Posted 18 December:
Dear Locus Online,
Subject: Shirley you jest
Re: John Shirley on The Return of the King
"But if this kind of symbolism makes you squirm, just assume that Tolkien
wasn't thinking of all this consciously..."
In fact just take his own word for it, from the foreword to The Fellowship
of the Ring:
"...arrangements could be devised according to the tastes or views of
those who like allegory or topical reference. But I cordially dislike allegory in
all its manifestations, and always have done so since I grew old and wary
enough to detect its presence."
John Shirley replies:
Allegory is more something like The Pilgrim's Progress I suppose.

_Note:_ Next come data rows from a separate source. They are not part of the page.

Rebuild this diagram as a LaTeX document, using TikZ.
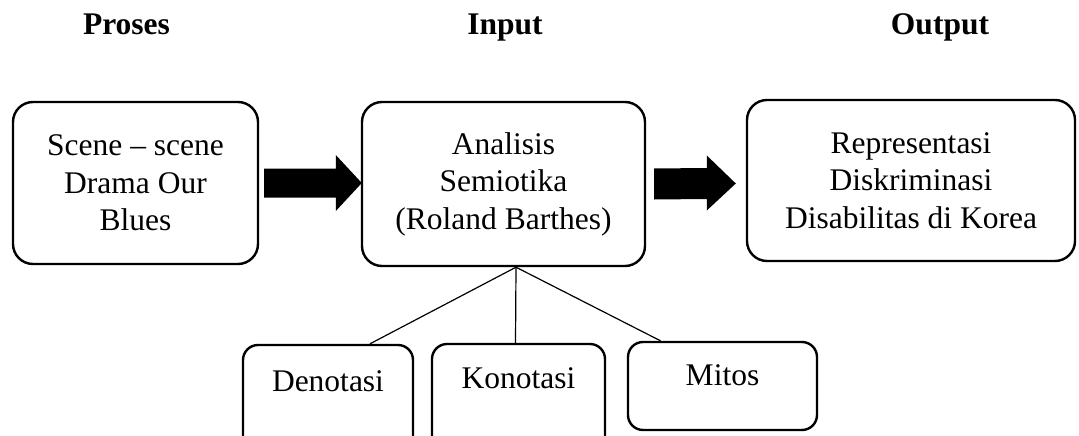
\documentclass[tikz,border=0pt]{standalone}
\usepackage{fontspec}
\setmainfont{Liberation Serif}
\usetikzlibrary{calc}
\begin{document}
\begin{tikzpicture}[x=1pt,y=-1pt,
  box/.style={draw=black, line width=2.4pt, rounded corners=20pt, inner sep=0pt, align=center,
    font=\fontsize{31.5}{37.5}\selectfont},
  smallbox/.style={draw=black, line width=2.4pt, rounded corners=15pt, inner sep=0pt},
  lbl/.style={font=\fontsize{31.5}{37.5}\selectfont, inner sep=0pt, anchor=base},
  head/.style={font=\fontsize{31.5}{37.5}\selectfont\bfseries, inner sep=0pt, anchor=base},
  link/.style={draw=black, line width=1.2pt},
  fat/.style={fill=black, draw=none}
]
\useasboundingbox (0,0) rectangle (1079,436);
\clip (0,0) rectangle (1079,436);
% headers
\node[head] (hp) at (126.5,35) {Proses};
\node[head] (hi) at (505,35) {Input};
\node[head] (ho) at (940,35) {Output};
% main boxes
\node[box, minimum width=245pt, minimum height=162pt] (b1) at (135.5,183) {Scene -- scene\\Drama Our\\Blues};
\node[box, minimum width=283pt, minimum height=164pt] (b2) at (503.5,184) {Analisis\\Semiotika\\(Roland Barthes)};
\node[box, minimum width=328pt, minimum height=161pt] (b3) at (911,180.5) {Representasi\\Diskriminasi\\Disabilitas di Korea};
% bottom boxes
\node[smallbox, minimum width=170pt, minimum height=120pt] (den) at (328,405) {};
\node[smallbox, minimum width=173pt, minimum height=120pt] (kon) at (518.5,404) {};
\node[smallbox, minimum width=189pt, minimum height=88pt] (mit) at (722.5,386) {};
\node[lbl] (dent) at ($(den.north)+(0,48)$) {Denotasi};
\node[lbl] (kont) at ($(kon.north)+(0,46)$) {Konotasi};
\node[lbl] (mitt) at ($(mit.north)+(0,45)$) {Mitos};
% connectors
\coordinate (apex) at ($(b2.south)+(12.5,0)$);
\draw[link] (apex) -- ($(den.north)+(42,0)$);
\draw[link] (apex) -- ($(kon.north)+(-3,0)$);
\draw[link] (apex) -- ($(mit.north)+(-62,0)$);
% block arrows
\coordinate (a1s) at ($(b1.east)+(5,0)$);
\coordinate (a1e) at ($(b2.west)+(1,-1)$);
\fill[fat] ($(a1s)+(0,-14.5)$) -- ($(a1e)+(-26,-14.5)$) -- ($(a1e)+(-26,-28)$) -- (a1e)
  -- ($(a1e)+(-26,28)$) -- ($(a1e)+(-26,14.5)$) -- ($(a1s)+(0,14.5)$) -- cycle;
\coordinate (a2s) at ($(b2.east)+(8,0)$);
\coordinate (a2e) at ($(b3.west)+(-10,3)$);
\fill[fat] ($(a2s)+(0,-15.5)$) -- ($(a2e)+(-29,-15.5)$) -- ($(a2e)+(-29,-28)$) -- (a2e)
  -- ($(a2e)+(-29,27)$) -- ($(a2e)+(-29,15.5)$) -- ($(a2s)+(0,15.5)$) -- cycle;
\end{tikzpicture}
\end{document}
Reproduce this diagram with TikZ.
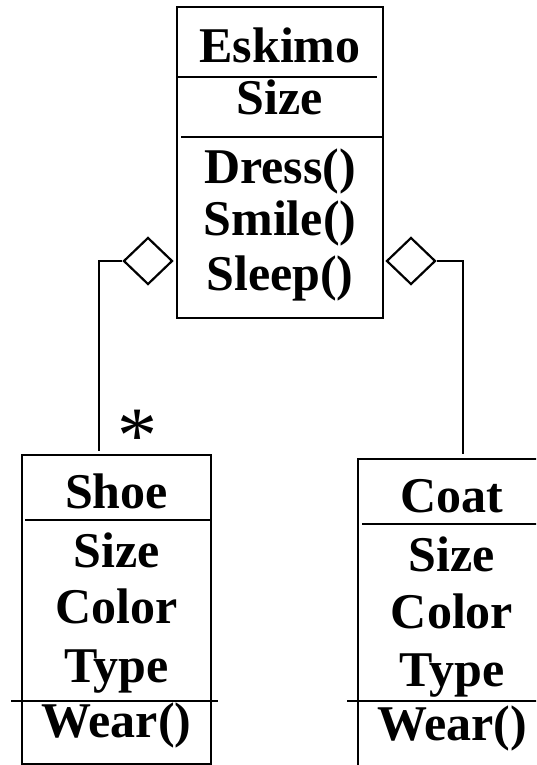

It's not quite that on-the-nose symbolic, in that sense and Tolkien didn't want his book interpreted by people according to fashionable political agendas. But because he has disliked allegory doesn't mean there are no symbols in the book. He was so fully-formed and entrenchedly a Christian the symbolism could not but find its way into the fantasy. And to substantiate this read the book The Inklings about him and Lewis and friends...
Dear Locus Online,
Re: David Herter on SF/F Opera
Very good, particularly on Janacek's pair of operas, but the author omits
(has never heard of?) Philip Glass's The Voyage (1992) which premiered at the
Metropolitan Opera on the date of the Columbus centenary and was revived two
seasons later before sliding toward oblivion. (Unfortunately no commercial
recording exists; I have an on-air tape of the premiere performance, internationally
broadcast.) A brilliant opera set in prehistoric past (aliens' space voyage
toward Earth debarks as they are greeted by early humanity), historical past
(Columbus, dreaming on his voyage, has a long, tender exchange with Queen
Isabella, his lover) and future (the aliens among us, now the "space children",
embark for home), the fifty-minute first act, leading to a thunderous,
incantatory finale is the fullest musical realization I know of that which drove the
l940's Astounding. I wrote of the opera in a Magazine of Fantasy & Science
Fiction "Curiosities" piece published a few years ago and I will be its advocate as
long as I live.
Barry N. Malzberg
Stephen Baxter, in his review of Where is Everybody? (August issue, page 44) touches, in his discussion of the Fermi Paradox, on the famous Drake Equation, which seeks to quantify alien civilizations. Recent lunar study may, however, drastically change the Drake "magic number", since it now seems that intelligent life may be impossible without the equivalent of an Earth-moon system, which brings orbital and weather stability (as well as the benefits of tidal effects) to what would otherwise be an environmentally out of control planet. It may turn out that another factor to the equation, fm (for the fraction of planets with a moon of a certain size and within a certain distance of its parent to provide this stability) needs to be added to the Drake equation. Given that research now indicates that the moon in all probability was formed after the collision with Earth of a Mars-sized object, we may be more unique than we'd hoped.